We shall see what happens in CA when DOJ attempts to make a similar argument.

Government Recently Released Information Proving Larry Klayman Has Standing

Screen Shot 2015-08-28 at 11.22.34 AM

As I noted, the DC Circuit Court reversed Judge Richard Leon’s injunction against the phone dragnet. The judges disagreed on whether Larry Klayman had standing — because he is a Verizon Wireless but not Verizon landline subscriber, which had been the only thing confirmed by the government. All agreed he had not shown he had the high certainty of standing required to uphold an injunction against the program. But the per curium opinion did agree that the case has not been mooted, because by immediately restarting the bulk program after the passage of USA F-ReDux, the government showed that the harm could recur.

That’s important, because information proving that Klayman does have standing has recently been released in an official (albeit probably inadvertent) release.
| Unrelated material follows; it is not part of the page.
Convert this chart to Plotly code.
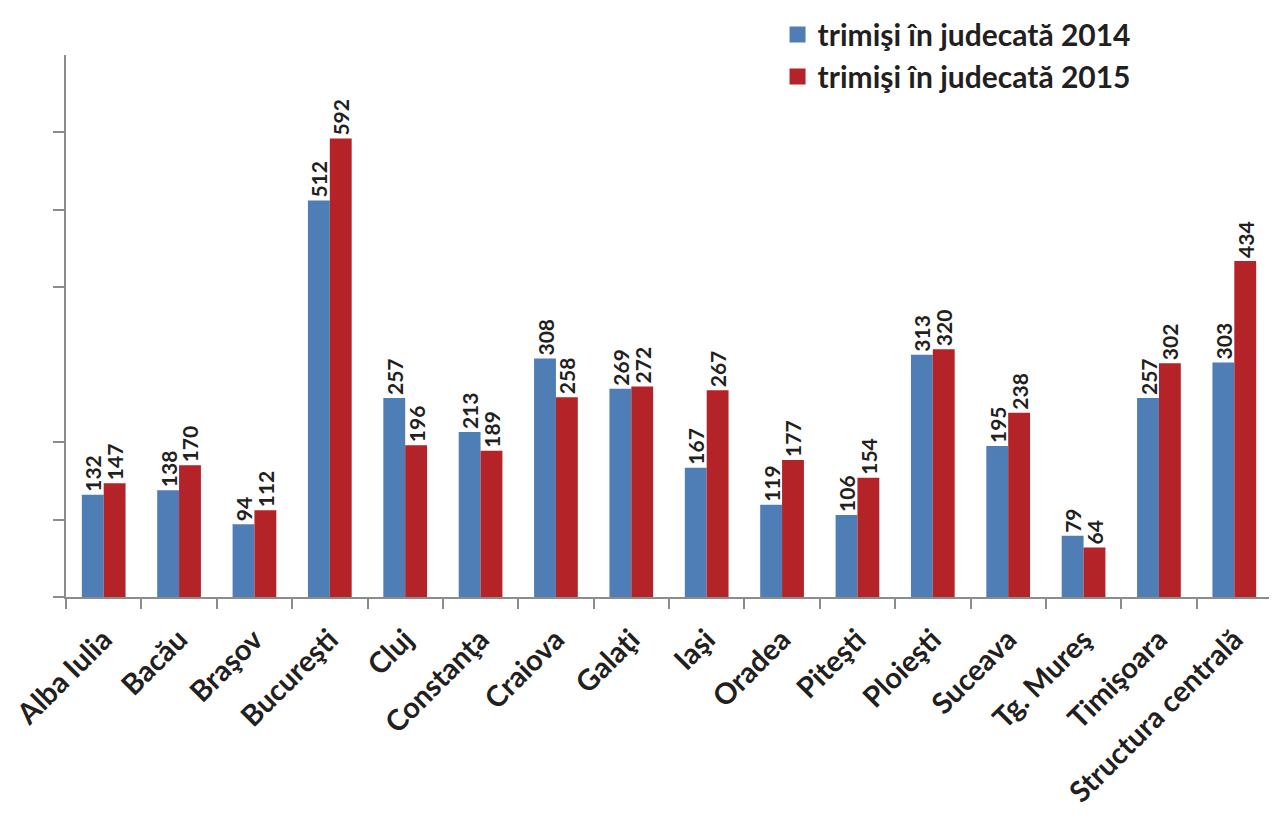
import plotly.graph_objects as go

categories = ["Alba Iulia", "Bacău", "Braşov", "Bucureşti", "Cluj", "Constanţa", "Craiova",
              "Galaţi", "Iaşi", "Oradea", "Piteşti", "Ploieşti", "Suceava", "Tg. Mureş",
              "Timişoara", "Structura centrală"]
values_2014 = [132, 138, 94, 512, 257, 213, 308, 269, 167, 119, 106, 313, 195, 79, 257, 303]
values_2015 = [147, 170, 112, 592, 196, 189, 258, 272, 267, 177, 154, 320, 238, 64, 302, 434]
series_names = ["trimişi în judecată 2014", "trimişi în judecată 2015"]
y_ticks = [0, 100, 200, 400, 500, 600]

FONT = "Lato"
TEXT = "#231f20"
COLORS = ["#4f7db5", "#b42328"]

fig = go.Figure()
for name, vals, color in [(series_names[0], values_2014, COLORS[0]),
                          (series_names[1], values_2015, COLORS[1])]:
    fig.add_trace(go.Bar(
        x=categories, y=vals, name=name, marker=dict(color=color, line=dict(width=0)),
        text=[str(v) for v in vals], textposition="outside", textangle=-90,
        textfont=dict(family=FONT, size=21, color=TEXT, weight="bold"),
        constraintext="none", cliponaxis=False, showlegend=False,
    ))
# legend entries with larger square symbols
for name, color in zip(series_names, COLORS):
    fig.add_trace(go.Scatter(
        x=[None], y=[None], mode="markers", name=name,
        marker=dict(symbol="square", size=20, color=color), showlegend=True,
    ))

# page body has an 8px default margin, so the figure is 8px smaller than the window
fig.update_layout(
    width=1269, height=810,
    barmode="group", bargap=0.42, bargroupgap=0,
    plot_bgcolor="white", paper_bgcolor="white",
    margin=dict(l=58, r=5, t=47, b=221, autoexpand=False),
    font=dict(family=FONT, color=TEXT),
    legend=dict(x=0.59, y=1.086, xanchor="left", yanchor="top",
                font=dict(family=FONT, size=30, color=TEXT, weight="bold"),
                bgcolor="rgba(0,0,0,0)", tracegroupgap=0, itemsizing="trace",
                itemwidth=30),
)
fig.update_xaxes(
    type="category", showline=True, linecolor="#8c8c8c", linewidth=2,
    ticks="outside", tickson="boundaries", ticklen=10, tickcolor="#8c8c8c", tickwidth=2,
    tickangle=-45, tickfont=dict(family=FONT, size=29, color=TEXT, weight="bold"),
    ticklabelstandoff=12, automargin=False,
    showgrid=False, zeroline=False,
)
fig.update_yaxes(
    range=[0, 700], showline=True, linecolor="#8c8c8c", linewidth=2,
    tickvals=y_ticks, ticktext=["" for _ in y_ticks], ticks="outside", ticklen=11,
    tickcolor="#8c8c8c", tickwidth=2, showgrid=False, zeroline=False, automargin=False,
)

fig.write_html("out.html")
Part of the IG Reports on the phone dragnet Charlie Savage obtained by suing shows that — at least in 2010 — the Primary Order for the phone dragnet went to AT&T, Sprint, Verizon’s subsidiaries (the former MCI part of Verizon’s business, which I believe is its backbone), and “Cellco Partnership d/b/a Verizon Wireless.”

I’ll say more about what I think this really means in a later post — and why I think the suit against bulk surveillance needs to be, and can be, tweaked somewhat to ensure standing.

But for the moment, know that for at least one 90 day period in 2010, Verizon Wireless as well as Verizon’s landline was ordered to turn over phone records.